Thursday, January 14, 2010

3D Face--> Results

In this section we present the dimensions selected to form the combined fishersurface
systems (Figure 7) and the error rates obtained from a range of tests sets, making a
comparison to optimum individual systems in Figure 8.



We see that systems with lower EERs generally make the most contribution to the combined system, as would be expected. However, it is also interesting to note that even systems with particularly high EERs do contain some dimensions that make a positive contribution, although this is much more prominent for the cosine distance, showing that this metric is more suited to combing multiple surface spaces.
Having selected and combined the range of dimensions shown in Figure 7, we now apply these ombined systems to test sets A and B using both the cosine and Euclidean distance metric. We also perform an evaluation on the union of test sets A and B: an experiment analogous to training on a database (or gallery set) of known people, which are then compared with newly acquired (unseen) images.

Figure 8 shows the error curves obtained when optimum individual fishersurface systems and combined systems are applied to test set A (used to construct the combination), test set B (the unseen test set) and the full test set (all surfaces from sets A and B), using the cosine and Euclidean distance metrics.
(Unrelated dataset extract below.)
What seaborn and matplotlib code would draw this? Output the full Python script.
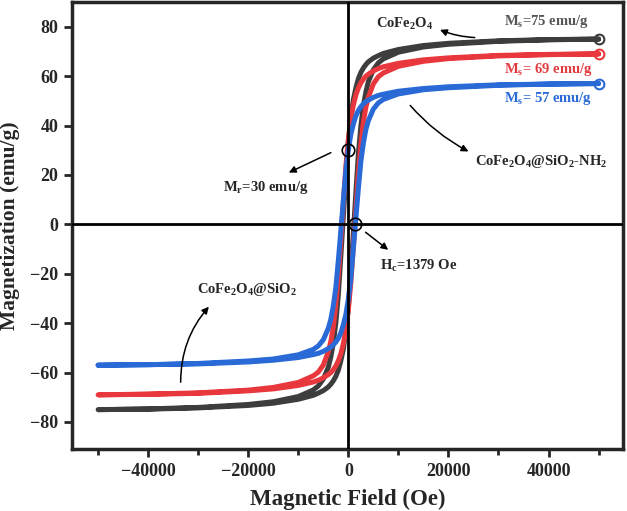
import numpy as np
import pandas as pd
import matplotlib
matplotlib.use("Agg")
import matplotlib.pyplot as plt
import seaborn as sns

# --- datos (rama descendente, de +H a -H) ---
campo_oe = [50000, 40000, 30000, 20000, 15000, 10000, 7000, 6000, 5000, 4000, 3500, 3000, 2500,
            2000, 1500, 1000, 500, 0, -500, -1000, -1500, -2000, -2500, -3000, -3500, -4000,
            -5000, -6000, -7000, -10000, -15000, -20000, -30000, -40000, -50000]

m_cofe2o4 = [75.0, 74.8, 74.3, 73.3, 72.4, 70.8, 69.2, 68.3, 67.3, 65.8, 64.7, 63.3, 61.5,
             59.0, 55.2, 50.5, 43.3, 33.6, 19.1, 3.3, -12.8, -28.5, -39.8, -48.0, -53.6, -57.8,
             -62.6, -65.4, -67.0, -69.7, -71.8, -72.9, -74.1, -74.7, -75.0]
m_sio2 = [69.0, 68.8, 68.4, 67.4, 66.6, 65.2, 63.8, 63.1, 62.1, 60.8, 60.0, 58.8, 57.3,
          55.2, 52.4, 48.3, 42.8, 34.5, 23.5, 9.0, -6.2, -20.7, -32.4, -41.4, -47.3, -51.5,
          -56.9, -59.8, -61.3, -64.0, -66.0, -67.1, -68.2, -68.7, -69.0]
m_nh2 = [57.0, 56.8, 56.5, 55.7, 55.0, 53.9, 52.7, 52.2, 51.4, 50.3, 49.7, 48.8, 47.6,
         46.1, 43.9, 40.6, 36.5, 30.2, 21.7, 9.7, -2.5, -14.5, -25.5, -32.9, -38.4, -42.0,
         -46.7, -49.2, -50.6, -52.8, -54.5, -55.3, -56.3, -56.8, -57.0]

muestras = ["CoFe2O4", "CoFe2O4@SiO2", "CoFe2O4@SiO2-NH2"]
colores = ["#3d3d3d", "#e8383d", "#2a6ad6"]

# Ciclo completo: rama descendente + rama ascendente (simetría M(-H) = -M(H))
filas = []
for nombre, m in zip(muestras, [m_cofe2o4, m_sio2, m_nh2]):
    h = np.array(campo_oe, dtype=float)
    mm = np.array(m)
    hh = np.concatenate([h, -h])
    ml = np.concatenate([mm, -mm])
    filas.append(pd.DataFrame({"H": hh, "M": ml, "muestra": nombre}))
df = pd.concat(filas, ignore_index=True)

# --- estilo ---
sns.set_style("ticks")
plt.rcParams['font.family'] = ['Liberation Serif', 'DejaVu Serif']
plt.rcParams['font.weight'] = 'bold'
plt.rcParams['mathtext.fontset'] = 'custom'
plt.rcParams['mathtext.rm'] = 'Liberation Serif:bold'
plt.rcParams['mathtext.it'] = 'Liberation Serif:bold'
plt.rcParams['mathtext.bf'] = 'Liberation Serif:bold'

fig = plt.figure(figsize=(6.27, 5.11), dpi=100)
ax = fig.add_axes([0.115, 0.121, 0.878, 0.875])

sns.lineplot(data=df, x="H", y="M", hue="muestra", hue_order=muestras,
             palette=colores, sort=False, estimator=None, lw=3.6, legend=False, ax=ax)

# círculos al final de cada curva (Ms)
for m, c in zip([m_cofe2o4, m_sio2, m_nh2], colores):
    ax.plot(campo_oe[0], m[0], 'o', mfc='none', mec=c, ms=7, mew=1.5, zorder=5)

ax.axhline(0, color='black', lw=2, zorder=4)
ax.axvline(0, color='black', lw=2, zorder=4)

ax.set_xlim(-55200, 54800)
ax.set_ylim(-91, 90)
ax.set_xticks([-40000, -20000, 0, 20000, 40000])
ax.set_xticks([-50000, -30000, -10000, 10000, 30000, 50000], minor=True)
ax.set_yticks([-80, -60, -40, -20, 0, 20, 40, 60, 80])
ax.set_yticklabels(["\u221280", "\u221260", "\u221240", "\u221220", "0", "20", "40", "60", "80"])
ax.set_xticklabels(["\u221240000", "\u221220000", "0", "20000", "40000"])
ax.tick_params(axis='both', which='major', direction='out', length=6, width=2, labelsize=13, pad=4)
ax.tick_params(axis='x', which='minor', direction='out', length=4, width=2)
for s in ax.spines.values():
    s.set_linewidth(2.5)
    s.set_visible(True)

ax.set_xlabel("Magnetic Field (Oe)", fontsize=16.5, fontweight='bold', labelpad=6)
ax.set_ylabel("Magnetization (emu/g)", fontsize=15.5, fontweight='bold', labelpad=7)

# marcas de Mr y Hc
ax.plot(0, 30, 'o', mfc='none', mec='black', ms=9, mew=1.2, zorder=6)
ax.plot(1379, 0, 'o', mfc='none', mec='black', ms=9, mew=1.2, zorder=6)

# --- anotaciones ---
fs = 10.5
flecha = dict(arrowstyle='-|>', color='black', lw=1.1, mutation_scale=10)

ax.text(11200, 81, "CoFe$_2$O$_4$", fontsize=fs, ha='center', va='center')
ax.annotate("", xy=(17800, 79.2), xytext=(25800, 75.6),
            arrowprops=dict(flecha, connectionstyle="arc3,rad=-0.1"))
ax.text(39500, 82, "M$_\\mathrm{s}$=75 emu/g", fontsize=fs, ha='center', va='center', color='#555555')
ax.text(40000, 62.5, "M$_\\mathrm{s}$= 69 emu/g", fontsize=fs, ha='center', va='center', color='#e03c40')
ax.text(40000, 51, "M$_\\mathrm{s}$= 57 emu/g", fontsize=fs, ha='center', va='center', color='#2a6ad6')

ax.text(38600, 25.5, "CoFe$_2$O$_4$@SiO$_2$-NH$_2$", fontsize=fs, ha='center', va='center')
ax.annotate("", xy=(24500, 29), xytext=(12000, 49),
            arrowprops=dict(flecha, connectionstyle="arc3,rad=0.1"))

ax.text(-16500, 15, "M$_\\mathrm{r}$=30 emu/g", fontsize=fs, ha='center', va='center')
ax.annotate("", xy=(-12400, 20.5), xytext=(-3000, 29.5), arrowprops=flecha)

ax.text(14000, -17, "H$_\\mathrm{c}$=1379 Oe", fontsize=fs, ha='center', va='center')
ax.annotate("", xy=(8400, -11), xytext=(3000, -2.5), arrowprops=flecha)

ax.text(-20200, -26.5, "CoFe$_2$O$_4$@SiO$_2$", fontsize=fs, ha='center', va='center')
ax.annotate("", xy=(-27500, -32.5), xytext=(-33500, -65),
            arrowprops=dict(flecha, connectionstyle="arc3,rad=-0.2"))

fig.savefig("out.png", dpi=100)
We see that the combined systems produce lower error rates than the optimum individual systems for all six
experiments. As would be expected, the lowest error rates are achieved when tested on the surfaces used to construct the combination (7.2% and 12.8% EER respectively).

However an improvement is also seen when applied to the unseen test set B, from 11.5% and 17.3% using the best single systems to 9.3% and 16.3% EER for the combined systems. Performing the evaluation on the larger set, providing 1,079,715 verification operations (completed in 14 minutes 23 seconds on a Pentium III 1.2GHz processor, providing a verification rate of 1251 per second), the error drops slightly to 8.2% and 14.4% EER, showing that a small improvement is introduced if some test data is available for training, as well as suggesting that the method scales well, considering the
large increase in verification operations.